**RECORDED INFORMATION**
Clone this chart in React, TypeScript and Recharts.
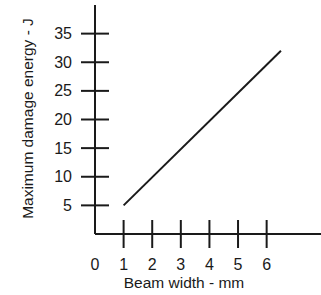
import React from 'react'
import { LineChart, Line, XAxis, YAxis, Label } from 'recharts'

document.body.style.margin = '0'

// Beam width (mm) vs maximum damage energy (J)
const beamWidth = [1, 6.5]
const damageEnergy = [5, 32]
const xTicks = [0, 1, 2, 3, 4, 5, 6]
const yTicks = [5, 10, 15, 20, 25, 30, 35]

const data = beamWidth.map((w, i) => ({ width: w, energy: damageEnergy[i] }))

const ink = '#1a1a1a'
const font = 'Liberation Sans, Arial, sans-serif'

const XTick = ({ x, y, payload }: any) => (
  <g>
    {payload.value !== 0 && (
      <line x1={x} x2={x} y1={y - 14} y2={y + 14} stroke={ink} strokeWidth={2} />
    )}
    <text x={x} y={y + 30} textAnchor="middle" dominantBaseline="central" fill={ink} fontSize={16} fontFamily={font}>
      {payload.value}
    </text>
  </g>
)

const YTick = ({ x, y, payload }: any) => (
  <g>
    <line x1={x - 14} x2={x + 14} y1={y} y2={y} stroke={ink} strokeWidth={2} />
    <text x={x - 23} y={y} textAnchor="end" dominantBaseline="central" fill={ink} fontSize={16} fontFamily={font}>
      {payload.value}
    </text>
  </g>
)

export default function App() {
  return (
    <div style={{ width: 321, height: 295, background: '#fff' }}>
      <LineChart width={321} height={295} data={data} margin={{ top: 5, right: 0, left: 0, bottom: 0 }}>
        <XAxis
          type="number"
          dataKey="width"
          domain={[0, 7.9]}
          ticks={xTicks}
          interval={0}
          tickSize={0}
          tickMargin={0}
          tickLine={false}
          tick={<XTick />}
          height={61}
          axisLine={{ stroke: ink, strokeWidth: 2 }}
        >
          <Label
            content={({ viewBox }: any) => (
              <text x={viewBox.x + 89} y={viewBox.y + 48} textAnchor="middle" dominantBaseline="central" fill={ink} fontSize={15.5} fontFamily={font}>
                Beam width - mm
              </text>
            )}
          />
        </XAxis>
        <YAxis
          type="number"
          domain={[0, 40]}
          ticks={yTicks}
          interval={0}
          width={95}
          tickSize={0}
          tickMargin={0}
          tickLine={false}
          tick={<YTick />}
          axisLine={{ stroke: ink, strokeWidth: 2 }}
        >
          <Label
            content={({ viewBox }: any) => {
              const cx = viewBox.x + 27
              const cy = viewBox.y + viewBox.height / 2 - 1
              return (
                <text x={cx} y={cy} transform={`rotate(-90 ${cx} ${cy})`} textAnchor="middle" dominantBaseline="central" fill={ink} fontSize={15.5} fontFamily={font}>
                  Maximum damage energy - J
                </text>
              )
            }}
          />
        </YAxis>
        <Line
          type="linear"
          dataKey="energy"
          stroke={ink}
          strokeWidth={2}
          dot={false}
          isAnimationActive={false}
        />
      </LineChart>
    </div>
  )
}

**AIM OF THE EXERCISE**
Every line from the top of the material above through the line with "const yTicks = [5, 10, 15, 20, 25, 30, 35]" should be duplicated exactly, please; leave out the pictures.

**OUTPUT BELOW**
Clone this chart in React, TypeScript and Recharts.
import React from 'react'
import { LineChart, Line, XAxis, YAxis, Label } from 'recharts'

document.body.style.margin = '0'

// Beam width (mm) vs maximum damage energy (J)
const beamWidth = [1, 6.5]
const damageEnergy = [5, 32]
const xTicks = [0, 1, 2, 3, 4, 5, 6]
const yTicks = [5, 10, 15, 20, 25, 30, 35]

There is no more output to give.